Рыцарские мотивы в литературе – вечны. Они навевают мечты, внушают надежды, дарят силы, и поднимают образ Прекрасной Дамы на небывалую высоту обожания.
Лирический герой Михаила Жаравина не бьётся на турнирах, не погибает ради чести Дамы, но он жертвует собой по-другому. Он делает всё, чтобы его возлюбленная была счастлива, даже ценой его несчастья. Мотив жертвенности в поэзии Михаила Жаравина является одним из основных. Благодаря этому нашего современника можно считать вневременным поэтом. А чем это объясняется, если не силой мужской любви, возведённой в превосходную степень? – Силой и талантом автора, преклоняющегося перед образом женщины, как ради совершенствования черт лирического героя-страдальца, так и ради динамики поэтического мастерства.
Сегодня всё поставлено на карту…
Позвольте мне уйти, сказав «люблю»!
Не буду портить вам Восьмое марта! (С. 299) [13]
Список литературы:
– Головина, И. В поисках своей звезды // Сердечная рана: О Михаиле Жаравине – Вологда, 1998. – С. 370—378.
– Веселова, Н. Неразделённое // Сердечная рана: О Михаиле Жаравине – Вологда, 1998. – С. 365—370.
– Щекина, Г. Печальный перекрёсток // Сердечная рана: О Михаиле Жаравине – Вологда, 1998. – С. 381—405.
– Фаустов, С. Бросилось в глаза // Сердечная рана: О Михаиле Жаравине – Вологда, 1998. – С. 405—408.

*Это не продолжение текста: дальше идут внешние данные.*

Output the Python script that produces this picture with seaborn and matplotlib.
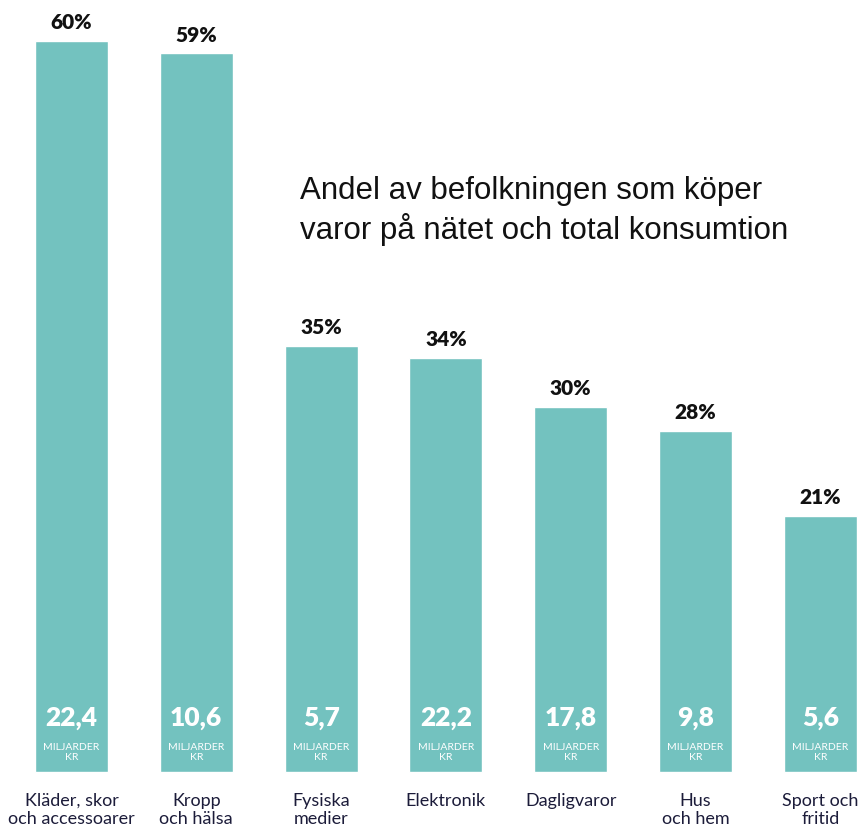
import matplotlib
matplotlib.use("Agg")
import matplotlib.pyplot as plt
import seaborn as sns
import pandas as pd

categories = ["Kläder, skor\noch accessoarer", "Kropp\noch hälsa", "Fysiska\nmedier",
              "Elektronik", "Dagligvaror", "Hus\noch hem", "Sport och\nfritid"]
share_pct = [60, 59, 35, 34, 30, 28, 21]
billions_kr = ["22,4", "10,6", "5,7", "22,2", "17,8", "9,8", "5,6"]
title = "Andel av befolkningen som köper\nvaror på nätet och total konsumtion"

df = pd.DataFrame({"cat": categories, "pct": share_pct})

sns.set_theme(style="white")
plt.rcParams["font.family"] = ["Lato", "DejaVu Sans"]

fig = plt.figure(figsize=(8.63, 8.32), dpi=100)
ax = fig.add_axes([0, 0, 1, 1])
sns.barplot(data=df, x="cat", y="pct", color="#73c2bf", saturation=1, width=0.585, ax=ax)

ax.set_xlim(-0.573, 6.342)
ax.set_ylim(-4.93, 63.38)
ax.axis("off")

for i, (p, v) in enumerate(zip(share_pct, billions_kr)):
    ax.text(i, p + 1.5, f"{p}%", ha="center", va="center", fontsize=15,
            fontweight="heavy", color="#111111")
    ax.text(i, 4.4, v, ha="center", va="center", fontsize=19,
            fontweight="heavy", color="white")
    ax.text(i, 1.6, "MILJARDER\nKR", ha="center", va="center", fontsize=7.5,
            color="white", linespacing=1.15)
    ax.text(i, -3.1 if "\n" in categories[i] else -2.35, categories[i], ha="center",
            va="center", fontsize=13, color="#1c1c3a", linespacing=1.15)

fig.text(300 / 863, 1 - 211 / 832, title, ha="left", va="center", fontsize=22.5,
         family=["Liberation Sans", "DejaVu Sans"], color="#111111", linespacing=1.25)

fig.savefig("out.png", dpi=100)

– Архипов, В. «Мы падали вместе…» // Сердечная рана: Посвящения – Вологда, 1998. – С. 413.
– Ермаков, Д. Сжатое время Михаила Жаравина /Д. Ермаков // Михаил Жаравин крупным планом: сб. статей. – Вологда, 2019. – С. 49—58.
– Смирнова, Е. Пейзаж в произведениях Жаравина / Е. Смирнова // Михаил Жаравин крупным планом: сб. статей. – Вологда, 2019. – С. 129—140. (список дан в сокращении).